** START **

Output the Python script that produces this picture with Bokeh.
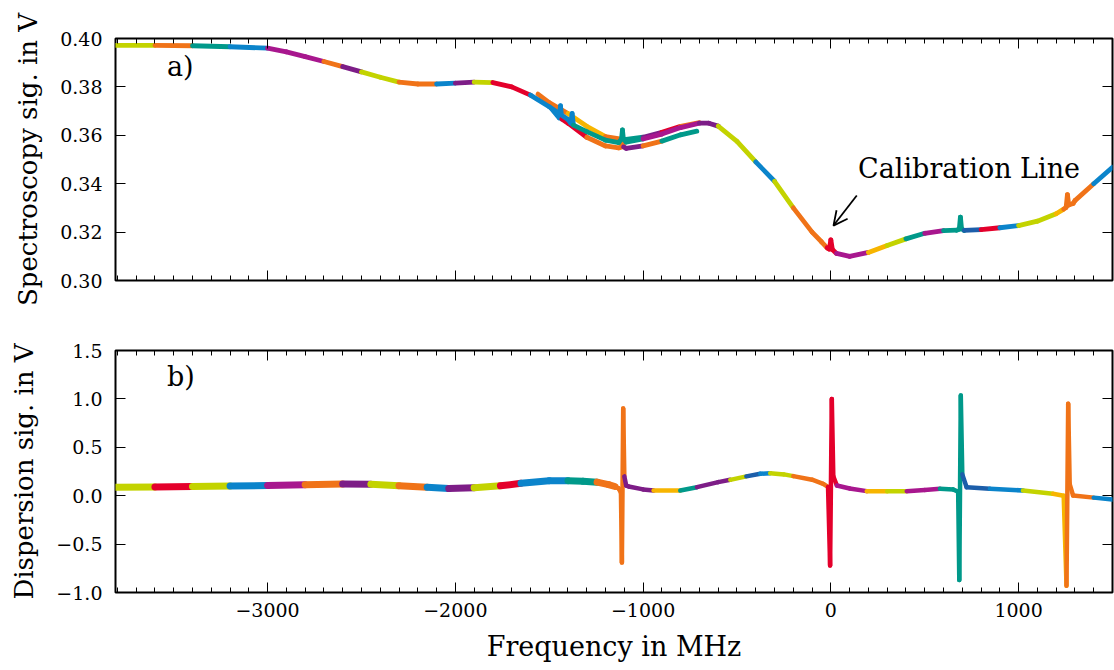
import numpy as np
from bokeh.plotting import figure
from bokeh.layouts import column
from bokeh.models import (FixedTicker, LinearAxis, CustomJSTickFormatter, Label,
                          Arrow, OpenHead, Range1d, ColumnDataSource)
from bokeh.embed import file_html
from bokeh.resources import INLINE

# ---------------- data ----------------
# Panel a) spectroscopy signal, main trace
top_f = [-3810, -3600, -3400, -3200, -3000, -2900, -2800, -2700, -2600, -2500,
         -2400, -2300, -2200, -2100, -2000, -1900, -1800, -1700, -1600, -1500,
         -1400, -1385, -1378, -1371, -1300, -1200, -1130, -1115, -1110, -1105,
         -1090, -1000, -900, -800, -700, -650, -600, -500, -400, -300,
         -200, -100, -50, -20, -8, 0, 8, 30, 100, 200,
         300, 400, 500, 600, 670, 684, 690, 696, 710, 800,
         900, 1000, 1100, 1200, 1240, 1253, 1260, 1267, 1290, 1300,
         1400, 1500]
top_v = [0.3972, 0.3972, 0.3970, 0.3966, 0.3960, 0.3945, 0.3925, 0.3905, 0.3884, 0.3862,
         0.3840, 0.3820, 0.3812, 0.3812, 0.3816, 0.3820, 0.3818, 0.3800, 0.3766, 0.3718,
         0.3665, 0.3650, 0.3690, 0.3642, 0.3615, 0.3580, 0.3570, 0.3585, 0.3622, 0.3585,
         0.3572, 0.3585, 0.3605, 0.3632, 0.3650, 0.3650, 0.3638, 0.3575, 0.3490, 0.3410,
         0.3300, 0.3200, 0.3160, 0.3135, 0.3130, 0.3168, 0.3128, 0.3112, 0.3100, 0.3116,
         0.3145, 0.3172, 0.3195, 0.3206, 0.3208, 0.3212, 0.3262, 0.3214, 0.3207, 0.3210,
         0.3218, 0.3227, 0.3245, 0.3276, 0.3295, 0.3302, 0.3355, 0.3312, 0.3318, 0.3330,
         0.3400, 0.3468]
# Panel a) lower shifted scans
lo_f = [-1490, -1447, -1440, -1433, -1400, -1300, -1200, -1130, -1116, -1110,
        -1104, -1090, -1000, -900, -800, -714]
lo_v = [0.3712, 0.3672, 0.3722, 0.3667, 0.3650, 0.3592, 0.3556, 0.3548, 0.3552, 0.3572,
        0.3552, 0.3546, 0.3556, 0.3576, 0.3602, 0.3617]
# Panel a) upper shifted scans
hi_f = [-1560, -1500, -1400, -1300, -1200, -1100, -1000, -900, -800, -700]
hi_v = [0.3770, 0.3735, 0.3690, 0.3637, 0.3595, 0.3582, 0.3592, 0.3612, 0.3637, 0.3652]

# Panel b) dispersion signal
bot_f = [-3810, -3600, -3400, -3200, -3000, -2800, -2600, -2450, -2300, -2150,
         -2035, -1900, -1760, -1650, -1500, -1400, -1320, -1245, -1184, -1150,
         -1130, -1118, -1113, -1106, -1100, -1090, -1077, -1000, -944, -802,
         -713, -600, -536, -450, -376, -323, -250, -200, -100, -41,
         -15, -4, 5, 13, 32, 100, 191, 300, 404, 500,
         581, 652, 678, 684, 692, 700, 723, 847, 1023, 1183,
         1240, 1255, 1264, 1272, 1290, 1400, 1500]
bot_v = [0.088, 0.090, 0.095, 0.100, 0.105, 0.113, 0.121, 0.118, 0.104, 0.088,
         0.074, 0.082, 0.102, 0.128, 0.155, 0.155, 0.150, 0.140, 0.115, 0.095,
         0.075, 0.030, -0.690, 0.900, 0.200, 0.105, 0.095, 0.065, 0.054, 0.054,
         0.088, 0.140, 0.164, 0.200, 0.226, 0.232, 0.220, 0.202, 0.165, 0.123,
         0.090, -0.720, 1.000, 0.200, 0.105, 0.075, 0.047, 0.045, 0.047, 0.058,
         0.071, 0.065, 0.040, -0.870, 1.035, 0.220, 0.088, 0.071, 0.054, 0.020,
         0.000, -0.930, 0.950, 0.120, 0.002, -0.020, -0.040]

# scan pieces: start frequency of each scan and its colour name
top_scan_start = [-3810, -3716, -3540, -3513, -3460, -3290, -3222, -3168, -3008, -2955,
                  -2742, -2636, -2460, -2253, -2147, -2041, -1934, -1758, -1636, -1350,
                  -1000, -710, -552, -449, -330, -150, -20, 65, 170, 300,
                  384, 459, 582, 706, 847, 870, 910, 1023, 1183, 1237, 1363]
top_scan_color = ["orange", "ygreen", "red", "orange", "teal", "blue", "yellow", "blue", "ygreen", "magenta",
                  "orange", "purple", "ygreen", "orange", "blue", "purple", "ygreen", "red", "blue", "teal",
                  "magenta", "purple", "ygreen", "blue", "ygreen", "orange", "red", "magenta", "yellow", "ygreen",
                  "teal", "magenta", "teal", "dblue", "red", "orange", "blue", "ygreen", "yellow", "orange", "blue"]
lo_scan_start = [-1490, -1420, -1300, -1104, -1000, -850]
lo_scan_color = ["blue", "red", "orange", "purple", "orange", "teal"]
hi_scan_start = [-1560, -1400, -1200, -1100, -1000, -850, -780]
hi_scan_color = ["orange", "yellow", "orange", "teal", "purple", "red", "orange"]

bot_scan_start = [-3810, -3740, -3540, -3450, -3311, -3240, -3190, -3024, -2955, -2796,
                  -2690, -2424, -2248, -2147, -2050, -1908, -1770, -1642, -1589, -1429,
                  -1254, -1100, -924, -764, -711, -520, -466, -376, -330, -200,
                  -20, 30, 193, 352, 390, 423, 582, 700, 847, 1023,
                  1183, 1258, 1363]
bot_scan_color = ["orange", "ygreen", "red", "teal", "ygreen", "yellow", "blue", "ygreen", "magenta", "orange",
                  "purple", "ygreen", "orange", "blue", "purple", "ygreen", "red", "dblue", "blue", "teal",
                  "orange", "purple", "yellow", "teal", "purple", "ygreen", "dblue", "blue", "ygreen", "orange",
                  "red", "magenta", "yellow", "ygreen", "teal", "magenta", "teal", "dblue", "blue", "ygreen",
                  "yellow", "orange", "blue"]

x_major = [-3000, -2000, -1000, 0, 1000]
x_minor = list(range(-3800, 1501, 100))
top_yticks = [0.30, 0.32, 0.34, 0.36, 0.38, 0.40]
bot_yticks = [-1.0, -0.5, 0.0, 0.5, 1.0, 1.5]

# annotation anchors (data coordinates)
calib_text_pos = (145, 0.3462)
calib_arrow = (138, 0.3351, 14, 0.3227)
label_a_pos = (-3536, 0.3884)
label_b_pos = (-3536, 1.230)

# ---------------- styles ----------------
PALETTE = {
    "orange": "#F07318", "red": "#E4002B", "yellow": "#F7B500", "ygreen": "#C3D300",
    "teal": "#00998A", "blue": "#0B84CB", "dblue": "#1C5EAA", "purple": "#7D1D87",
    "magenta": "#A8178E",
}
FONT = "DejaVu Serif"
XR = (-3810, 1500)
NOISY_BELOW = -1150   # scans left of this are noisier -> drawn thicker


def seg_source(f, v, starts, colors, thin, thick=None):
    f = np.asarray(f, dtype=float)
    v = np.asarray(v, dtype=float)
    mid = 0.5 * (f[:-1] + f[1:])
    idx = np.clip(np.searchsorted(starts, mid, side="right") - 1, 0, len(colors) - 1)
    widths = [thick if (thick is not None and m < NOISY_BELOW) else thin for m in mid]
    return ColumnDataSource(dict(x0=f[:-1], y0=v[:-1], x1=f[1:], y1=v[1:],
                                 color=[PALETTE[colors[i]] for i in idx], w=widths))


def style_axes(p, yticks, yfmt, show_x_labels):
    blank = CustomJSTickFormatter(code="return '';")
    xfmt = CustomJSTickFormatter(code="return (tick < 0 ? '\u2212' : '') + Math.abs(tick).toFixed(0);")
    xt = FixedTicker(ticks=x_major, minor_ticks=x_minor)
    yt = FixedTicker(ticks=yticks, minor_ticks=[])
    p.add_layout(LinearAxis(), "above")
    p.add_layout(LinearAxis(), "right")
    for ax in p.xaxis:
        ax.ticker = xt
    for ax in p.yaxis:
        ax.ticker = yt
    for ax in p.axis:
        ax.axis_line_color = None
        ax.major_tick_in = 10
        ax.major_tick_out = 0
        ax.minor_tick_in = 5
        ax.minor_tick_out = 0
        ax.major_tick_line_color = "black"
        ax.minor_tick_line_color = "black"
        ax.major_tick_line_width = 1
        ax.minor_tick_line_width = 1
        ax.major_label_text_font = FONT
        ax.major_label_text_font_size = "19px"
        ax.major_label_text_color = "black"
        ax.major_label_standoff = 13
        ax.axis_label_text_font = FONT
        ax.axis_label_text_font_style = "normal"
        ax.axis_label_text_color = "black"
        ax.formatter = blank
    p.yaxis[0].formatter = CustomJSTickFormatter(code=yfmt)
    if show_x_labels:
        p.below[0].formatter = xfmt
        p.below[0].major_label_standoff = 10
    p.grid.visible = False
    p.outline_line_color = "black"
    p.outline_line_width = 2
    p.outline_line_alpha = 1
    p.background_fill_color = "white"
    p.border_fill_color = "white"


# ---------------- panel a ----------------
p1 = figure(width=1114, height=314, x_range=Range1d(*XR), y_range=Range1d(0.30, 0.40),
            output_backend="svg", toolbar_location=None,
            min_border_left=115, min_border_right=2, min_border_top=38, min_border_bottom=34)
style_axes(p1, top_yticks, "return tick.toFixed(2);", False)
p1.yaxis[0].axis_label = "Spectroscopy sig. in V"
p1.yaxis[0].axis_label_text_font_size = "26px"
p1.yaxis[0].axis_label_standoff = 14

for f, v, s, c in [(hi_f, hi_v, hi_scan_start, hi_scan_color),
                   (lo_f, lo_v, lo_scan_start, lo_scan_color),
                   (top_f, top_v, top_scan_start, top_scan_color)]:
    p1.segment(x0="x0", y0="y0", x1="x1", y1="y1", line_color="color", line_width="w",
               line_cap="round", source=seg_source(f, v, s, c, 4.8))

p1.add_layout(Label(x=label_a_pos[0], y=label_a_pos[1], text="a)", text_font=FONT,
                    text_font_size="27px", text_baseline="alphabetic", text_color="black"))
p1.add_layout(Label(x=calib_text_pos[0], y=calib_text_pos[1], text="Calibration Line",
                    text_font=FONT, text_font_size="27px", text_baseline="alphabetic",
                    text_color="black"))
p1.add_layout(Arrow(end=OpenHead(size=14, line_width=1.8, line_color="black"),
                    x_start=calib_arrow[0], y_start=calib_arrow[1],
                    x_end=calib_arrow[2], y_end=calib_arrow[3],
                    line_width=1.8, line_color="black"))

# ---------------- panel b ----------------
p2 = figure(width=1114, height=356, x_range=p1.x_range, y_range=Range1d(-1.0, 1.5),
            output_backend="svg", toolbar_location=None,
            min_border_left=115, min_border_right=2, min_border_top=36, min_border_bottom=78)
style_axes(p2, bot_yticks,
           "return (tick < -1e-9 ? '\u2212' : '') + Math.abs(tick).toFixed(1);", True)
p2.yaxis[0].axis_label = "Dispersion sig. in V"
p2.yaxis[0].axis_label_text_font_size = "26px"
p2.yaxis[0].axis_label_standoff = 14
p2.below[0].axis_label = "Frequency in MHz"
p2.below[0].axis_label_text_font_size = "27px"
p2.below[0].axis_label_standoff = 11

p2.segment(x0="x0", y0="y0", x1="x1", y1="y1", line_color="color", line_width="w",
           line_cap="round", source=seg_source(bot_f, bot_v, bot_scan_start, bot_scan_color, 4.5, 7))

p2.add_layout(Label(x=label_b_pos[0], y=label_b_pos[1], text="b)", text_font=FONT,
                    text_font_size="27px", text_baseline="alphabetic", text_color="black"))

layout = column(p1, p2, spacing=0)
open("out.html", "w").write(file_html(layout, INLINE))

** END **

WHAT THE TASK REQUIRES:
Write out nothing but the lines from the start of the data through the line with "from bokeh.resources import INLINE". Leave out the pictures.

OUTPUT FOR THIS EXERCISE:
Output the Python script that produces this picture with Bokeh.
import numpy as np
from bokeh.plotting import figure
from bokeh.layouts import column
from bokeh.models import (FixedTicker, LinearAxis, CustomJSTickFormatter, Label,
                          Arrow, OpenHead, Range1d, ColumnDataSource)
from bokeh.embed import file_html
from bokeh.resources import INLINE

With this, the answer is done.